Designing For Innovation In The Workplace
A facility focused on research spurred steel manufacturer AK Steel to craft spaces conducive to collaboration and inspiration.
Companies have long focused on fostering collaboration among employees, envisioning it as a solution to lagging innovation. To that end, architects have designed more and more open workspaces, where employees now easily and frequently interact. But it turns out that while this enhanced collaboration has sped up results, it doesn’t necessarily generate the new ideas that mark truly innovative companies.
So, in a quest to best understand how to design for innovation in the modern workplace, Cincinnati, OH-based BHDP Architecture convened leaders of more than 40 companies for a series of roundtable discussions. Though participants spanned diverse industries, BHDP Architecture found all innovative company cultures require three things: Definition, Delivery, and Design. As its architects began to envision a new Research and Innovation Center in Middletown, OH for steel manufacturer AK Steel, the facility became a testing ground for how design can foster innovation.
Facing global low-cost competitors and threats from materials like aluminum and carbon fiber, AK Steel sought to build a research center that would expand on its history as a leader in the ever-evolving metals market and a producer of value-added steels. That established the first of BHDP Architecture’s innovation criteria by defining what innovation meant to the steel manufacturer. Simply put, AK Steel seeks to always be the market leader.
With a $36 million investment, the resulting 135,000-square-foot facility in Ohio became a showpiece for how to not only better engage employees but also customers, who would become active participants in the research process through a tour loop designed into the space.

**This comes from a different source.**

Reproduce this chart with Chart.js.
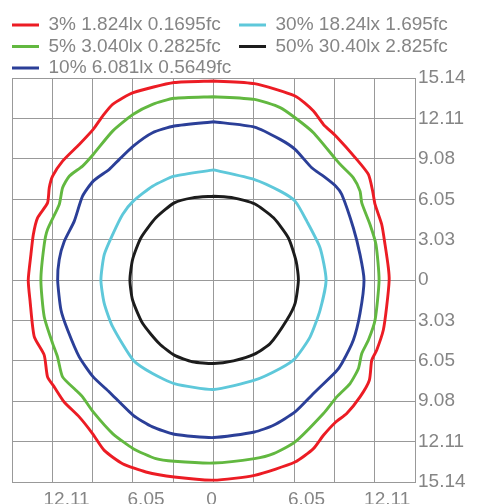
<!DOCTYPE html>
<html><head><meta charset="utf-8">
<script src="https://cdn.jsdelivr.net/npm/chart.js@4.4.1/dist/chart.umd.min.js"></script>
<style>html,body{margin:0;padding:0;background:#fff;overflow:hidden}canvas{display:block}</style>
</head><body>
<canvas id="c" width="484" height="504"></canvas>
<script>
// ---- data ----
const seriesLabels = ['3% 1.824lx 0.1695fc', '30% 18.24lx 1.695fc', '5% 3.040lx 0.2825fc', '50% 30.40lx 2.825fc', '10% 6.081lx 0.5649fc'];

const s3X = [0,3.08,6.13,7.51,8.26,9.19,10.76,11.64,11.96,12.14,12.64,12.89,13.14,13.2,13.01,12.76,12.26,11.89,11.71,11.01,10.01,9.19,8.26,7.51,6.13,3.08,0,-2.95,-5.08,-6.83,-8.21,-9.09,-10.09,-11.22,-11.97,-12.47,-12.72,-13.47,-13.79,-13.92,-13.72,-13.54,-13.22,-12.47,-12.34,-12.09,-11.34,-10.09,-9.04,-8.33,-7.58,-6.03,-2.95,0];
const s3Y = [14.92,14.72,13.79,12.67,11.66,10.79,9.04,7.91,6.66,5.66,4.16,2.65,0.9,0,-2.0,-3.75,-5.26,-6.01,-7.51,-8.76,-10.01,-10.64,-11.64,-12.64,-13.64,-14.64,-15.0,-14.77,-14.39,-13.77,-12.77,-11.51,-10.26,-9.14,-8.01,-7.26,-5.63,-4.25,-1.5,0,1.9,3.4,4.66,5.78,6.91,7.78,8.91,10.16,11.29,12.29,13.17,14.04,14.8,14.92];

const s5X = [0,3.08,5.01,6.13,7.51,9.19,9.64,10.51,11.01,11.14,11.76,12.21,12.44,12.14,11.64,11.14,10.89,10.26,9.26,8.26,6.13,4.51,3.08,0,-2.95,-4.33,-6.03,-7.58,-9.04,-9.84,-10.34,-11.34,-11.72,-12.09,-12.72,-12.97,-12.72,-12.47,-11.59,-11.34,-10.84,-9.84,-9.04,-7.58,-6.03,-4.58,-2.95,0];
const s5Y = [13.74,13.54,12.92,12.16,11.04,9.04,8.54,7.66,6.66,5.78,4.16,2.65,0,-3.0,-4.5,-5.51,-6.63,-7.76,-8.76,-10.01,-12.14,-13.02,-13.39,-13.72,-13.59,-13.39,-12.64,-11.51,-9.89,-8.76,-8.26,-7.26,-5.76,-4.75,-2.75,0,2.65,3.78,5.66,6.91,7.78,8.54,9.41,11.16,12.42,13.17,13.62,13.74];

const s10X = [0,3.08,5.01,6.13,7.38,8.26,9.19,9.64,10.51,11.01,11.31,11.01,10.51,9.64,9.19,7.51,6.13,4.51,3.08,0,-2.95,-4.58,-6.03,-7.83,-9.04,-10.09,-10.96,-11.46,-11.71,-11.59,-11.21,-10.46,-9.84,-9.04,-7.83,-7.08,-6.03,-4.58,-2.95,0];
const s10Y = [11.86,11.46,10.54,9.79,8.41,7.78,7.03,6.41,3.9,1.9,0,-2.5,-4.5,-6.26,-6.88,-8.51,-9.89,-10.89,-11.39,-11.81,-11.56,-11.01,-10.14,-8.39,-7.26,-5.76,-3.75,-2.25,0,1.53,2.9,4.41,6.28,7.41,8.29,9.04,10.04,11.04,11.54,11.86];

const s30X = [0,3.08,5.01,6.13,7.01,8.01,8.46,8.01,7.26,6.13,5.01,3.08,0,-2.95,-4.58,-6.03,-7.58,-8.21,-8.46,-8.21,-7.58,-6.83,-6.03,-4.58,-2.95,0];
const s30Y = [8.25,7.53,6.66,5.91,4.41,2.4,0,-2.25,-4.26,-5.88,-6.63,-7.51,-8.21,-7.76,-7.01,-6.01,-3.5,-1.75,0,1.9,3.4,4.91,5.91,7.03,7.78,8.25];

const s50X = [0,1.5,3.08,4.51,5.63,6.21,6.38,6.13,5.51,4.26,3.08,1.5,0,-1.58,-2.95,-4.08,-5.33,-6.08,-6.28,-6.08,-5.46,-4.33,-2.95,-1.58,0];
const s50Y = [6.28,6.16,5.71,4.66,3.15,1.4,0,-1.75,-3.0,-4.76,-5.56,-6.06,-6.26,-6.13,-5.63,-4.76,-3.25,-1.5,0,1.53,3.15,4.66,5.78,6.16,6.28];

const gridValues = [-15.14,-12.11,-9.08,-6.05,-3.03,0,3.03,6.05,9.08,12.11,15.14];
const yTickLabels = ['15.14','12.11','9.08','6.05','3.03','0','3.03','6.05','9.08','12.11','15.14'];
const xLabelValues = [-11.04,-5.07,-0.15,6.99,13.05];
const xTickLabels = ['12.11','6.05','0','6.05','12.11'];

// ---- styling ----
const FONT = "'Liberation Sans', Arial, Helvetica, sans-serif";
const TEXT = '#858585';
const GRID = '#999999';
const colors = ['#ec1c24', '#5ec8da', '#62b840', '#1c1c1c', '#2b3f98'];
const xs = [s3X, s30X, s5X, s50X, s10X];
const ys = [s3Y, s30Y, s5Y, s50Y, s10Y];

const datasets = seriesLabels.map((lab, i) => ({
  label: lab,
  data: xs[i].map((x, k) => ({x: x, y: ys[i][k]})),
  showLine: true,
  borderColor: colors[i],
  backgroundColor: colors[i],
  borderWidth: 2.9,
  pointRadius: 0,
  tension: 0.2,
  fill: false
}));

const setTicks = vals => scale => { scale.ticks = vals.map(v => ({value: v})); };

new Chart(document.getElementById('c'), {
  type: 'scatter',
  data: {datasets},
  options: {
    responsive: false,
    animation: false,
    devicePixelRatio: 1,
    layout: {padding: {left: 9.5, right: 0, top: 13, bottom: 0}},
    plugins: {
      tooltip: {enabled: false},
      legend: {
        position: 'top',
        align: 'start',
        maxHeight: 65,
        labels: {
          usePointStyle: true,
          pointStyle: 'line',
          pointStyleWidth: 27,
          padding: 2.5,
          color: TEXT,
          font: {family: FONT, size: 19},
          generateLabels(chart) {
            const items = Chart.defaults.plugins.legend.labels.generateLabels(chart);
            items.forEach(it => {
              const ds = chart.data.datasets[it.datasetIndex];
              it.text = it.text + '   ';
              it.lineWidth = 3;
              it.strokeStyle = ds.borderColor;
              it.pointStyle = 'line';
            });
            return items;
          }
        }
      }
    },
    scales: {
      x: {
        type: 'linear', position: 'bottom', min: -15.14, max: 15.14,
        afterBuildTicks: setTicks(gridValues),
        ticks: {display: false},
        grid: {color: GRID, lineWidth: 1, drawTicks: false},
        border: {color: GRID, width: 1},
        afterFit(s) { s.height = 0; }
      },
      xLab: {
        type: 'linear', position: 'bottom', min: -15.14, max: 15.14,
        afterBuildTicks: setTicks(xLabelValues),
        ticks: {
          color: TEXT, font: {family: FONT, size: 19}, padding: 6, maxRotation: 0, autoSkip: false,
          callback: (v, i) => xTickLabels[i]
        },
        grid: {display: false, drawTicks: false},
        border: {display: false},
        afterFit(s) { s.height = 22; }
      },
      y: {
        type: 'linear', position: 'right', min: -15.14, max: 15.14,
        afterBuildTicks: setTicks(gridValues),
        ticks: {
          color: TEXT, font: {family: FONT, size: 19}, padding: 3, autoSkip: false,
          callback: (v, i) => yTickLabels[i]
        },
        grid: {color: GRID, lineWidth: 1, drawTicks: false},
        border: {color: GRID, width: 1},
        afterFit(s) { s.width = 69; }
      },
      yLeft: {
        type: 'linear', position: 'left', min: -15.14, max: 15.14,
        ticks: {display: false},
        grid: {display: false, drawTicks: false},
        border: {display: false},
        afterFit(s) { s.width = 2.5; }
      }
    }
  }
});
</script></body></html>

“Every single space within this building was thoughtfully laid out with collaboration, energy and excitement in mind,” says AK Steel’s Shannon Craycraft, senior research chemist, product research & development.

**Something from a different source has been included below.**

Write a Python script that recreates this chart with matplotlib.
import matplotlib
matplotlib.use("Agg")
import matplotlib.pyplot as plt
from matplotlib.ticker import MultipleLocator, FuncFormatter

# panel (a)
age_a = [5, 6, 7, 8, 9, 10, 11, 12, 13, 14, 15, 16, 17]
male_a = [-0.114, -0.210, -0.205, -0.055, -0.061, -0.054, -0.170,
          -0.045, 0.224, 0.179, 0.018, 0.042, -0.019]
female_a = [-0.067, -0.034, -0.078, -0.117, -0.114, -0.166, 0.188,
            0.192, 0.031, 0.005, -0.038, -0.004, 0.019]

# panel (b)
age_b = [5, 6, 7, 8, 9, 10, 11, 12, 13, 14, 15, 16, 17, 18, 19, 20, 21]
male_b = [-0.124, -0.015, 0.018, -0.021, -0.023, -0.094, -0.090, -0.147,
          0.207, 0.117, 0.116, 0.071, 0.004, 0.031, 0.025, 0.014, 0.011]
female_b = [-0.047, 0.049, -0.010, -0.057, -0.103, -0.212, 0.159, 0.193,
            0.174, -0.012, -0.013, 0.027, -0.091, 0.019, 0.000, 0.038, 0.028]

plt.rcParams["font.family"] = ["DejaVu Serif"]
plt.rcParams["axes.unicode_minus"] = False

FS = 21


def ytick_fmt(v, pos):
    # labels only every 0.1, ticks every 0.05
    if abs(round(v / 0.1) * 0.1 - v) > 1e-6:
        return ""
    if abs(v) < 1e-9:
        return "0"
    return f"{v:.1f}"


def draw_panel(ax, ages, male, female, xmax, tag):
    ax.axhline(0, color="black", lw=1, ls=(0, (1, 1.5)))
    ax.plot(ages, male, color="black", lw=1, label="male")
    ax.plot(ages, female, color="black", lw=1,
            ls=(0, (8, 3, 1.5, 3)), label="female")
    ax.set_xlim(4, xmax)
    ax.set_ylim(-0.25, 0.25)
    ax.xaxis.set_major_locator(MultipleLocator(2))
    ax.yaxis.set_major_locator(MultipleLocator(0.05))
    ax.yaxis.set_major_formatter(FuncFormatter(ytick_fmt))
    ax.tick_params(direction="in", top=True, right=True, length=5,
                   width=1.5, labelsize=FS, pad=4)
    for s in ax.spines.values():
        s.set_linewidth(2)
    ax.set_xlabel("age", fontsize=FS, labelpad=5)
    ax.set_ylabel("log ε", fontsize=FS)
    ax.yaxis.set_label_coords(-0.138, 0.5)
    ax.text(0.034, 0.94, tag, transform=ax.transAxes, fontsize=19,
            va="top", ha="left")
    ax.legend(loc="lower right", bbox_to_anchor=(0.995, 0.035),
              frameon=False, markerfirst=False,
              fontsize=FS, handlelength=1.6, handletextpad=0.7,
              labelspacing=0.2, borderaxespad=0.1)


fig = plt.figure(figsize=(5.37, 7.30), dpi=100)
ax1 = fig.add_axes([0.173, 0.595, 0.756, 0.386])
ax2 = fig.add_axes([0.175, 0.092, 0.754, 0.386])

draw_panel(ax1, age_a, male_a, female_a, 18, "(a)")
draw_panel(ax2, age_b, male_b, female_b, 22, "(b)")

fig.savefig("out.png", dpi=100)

Customers as Collaborators
BHDP Architecture’s research found that delivering innovation focuses on examining a company’s own workforce to ensure it has a plethora of innovators who can envision new solutions, inventors who turn those ideas into products, and customers who can use them. AK Steel so embraced customer involvement that the tour loop became a primary focus to ensure visitors would not only experience all aspects of the research facility but also collaborate with employees on projects.
“We want our customers to come in, feel welcome, and share with us their problems and the type of service they would like to see from us,” says AK Steel’s Vijay Madi, general manager, process technology & research. “And we want them to be able to do that without any hesitation.”
The tour loop features 10 stops, starting with expansive views into the 65,000 square feet of pilot production space. The area includes 30? ceilings and cranes, essentially creating a smaller scale version of what is seen at a fully functioning steel mill. On adjacent stops, visitors watch scientists at work in a series of laboratories, ranging from wet chemistry to imaging and magnetic testing.
BHDP Architecture designed niches off each hallway, so customers can safely watch behind viewing glass. Large televisions in the niches display explanatory videos of the typical processes, so viewers can understand a group’s role even if scientists are working on something else. Tours also include a stop at the customer café, which was strategically placed near employee break areas and informal work spaces to encourage more customer-employee conversations. Discussions in a large customer conference center complete each tour.
Redefining Library Design
BHDP Architecture’s research found that at their core, innovative companies unite their researchers, provide them with the tools and technologies needed, and establish cultures of experimentation. AK Steel’s Research and Innovation Center supports work to do all three. Among its highlights is the Technological Information Center at the heart of the facility that serves as a meeting place and library for all employees with the goal of inviting more conversations and, through them, innovations.
The company’s former research facility typified libraries of old with stacks holding shelf after shelf of reading materials. With its bold colors and eclectic furnishings, the Technological Information Center’s welcoming design inspires employees to relax, eat in the adjacent café, meet with colleagues in conference and focus rooms, and catch up on news in their field.
Its central location in the facility is symbolic of its role in collaboration and innovation. Natural daylight floods the space through the building’s curved glass façade and large light monitors. While this minimized the need for artificial lighting, the space features artistic lighting fixtures with styles mimicking molecules and atoms as a nod to the scientific research underway.
The space’s casual furniture can be reconfigured to accommodate small or large groups; an employee favorite is a lengthy restaurant-style booth. The furniture includes charging ports, and monitors throughout the area allow employees to review their work with colleagues. BHDP Architecture replaced traditional book stacks with low, user-friendly shelving with wood, metal, and colorful accents.
The AK Steel Research and Innovation Center was among the first tests of BHDP Architecture’s research into designing facilities that spur innovation. The building more than satisfies the company’s needs for an innovative and efficient environment today, and it also provides the inspiration to innovate into new and exciting markets tomorrow.
“This new building is the perfect environment to support our work to drive the next level of innovation and a new generation of steel,” says AK Steel’s George Paraskos, manager, customer products research. “It gives us added inspiration to move forward. We have the people, the equipment, and now the facility to make those things happen.”